To be very honest, his new movies aren’t THAT bad.
Also; there are a few spelling errors in the article, like ilicit instead of elicit, there are a few more, but I’m too lazy to re read the article just for that.
Jun 5th, 2008
hyper313
i think the problem lies within the prequel actors. they wer like bored, but tried hard to impress.. they dont have the same passion n chemistry as the sequel actors… still a fan of the old (i mean new..) star wars..
Jun 5th, 2008
DAVE
I too would like to see some of the novels of the “extended universe” made into motion pictures/television shows.

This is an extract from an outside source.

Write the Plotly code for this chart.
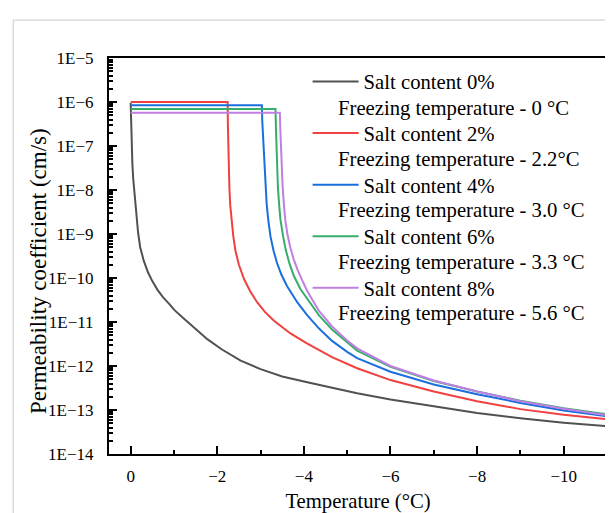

I think I can speak for most die hard fans when I say that novels by Zahn, Stackpole, Anderson and the rest kept us alive during the mid 90’s and it is a damn shame Lucas seems uninterested in bring them to film. Let’s face it: these authors handled the Star Wars universe more competently the Lucas with his last three cinematic abortions.
I’m especially upset about this new Clone Wars CGI movie coming out in the fall. I gotta sit through more of this prequel BS while the Thrawn Trilogy and the Rouge Squadron series sit on Lucas’ shelves…probably unread.
Sorry to get all fired up there–awesome article John.
Jun 10th, 2008
GeorgeSchmorge
I agree that he need people saying no to him, during Empire, he wanted to add some funny aliens doing cute stuff and received a no, but during Jedi he was already a lot more powerful and we got…Ewoks.
It was the sign of the apocalipse.
I’m afraid not even spielberg could stop the big kid from doing whatever he wanted, and we got Mummy 3… I mean, Indy 4. As a producer in hollywood, he holds a lot more power than a director.
Lucas, time to pass the toys to new kids to play.
And c’mon John, Willow was mediocre at best.
Jun 19th, 2008
BamKazaam
Peter Jackson should have inspired George Lucas again, somehow. but i think George is too rich to give a damn. Well, life goes on.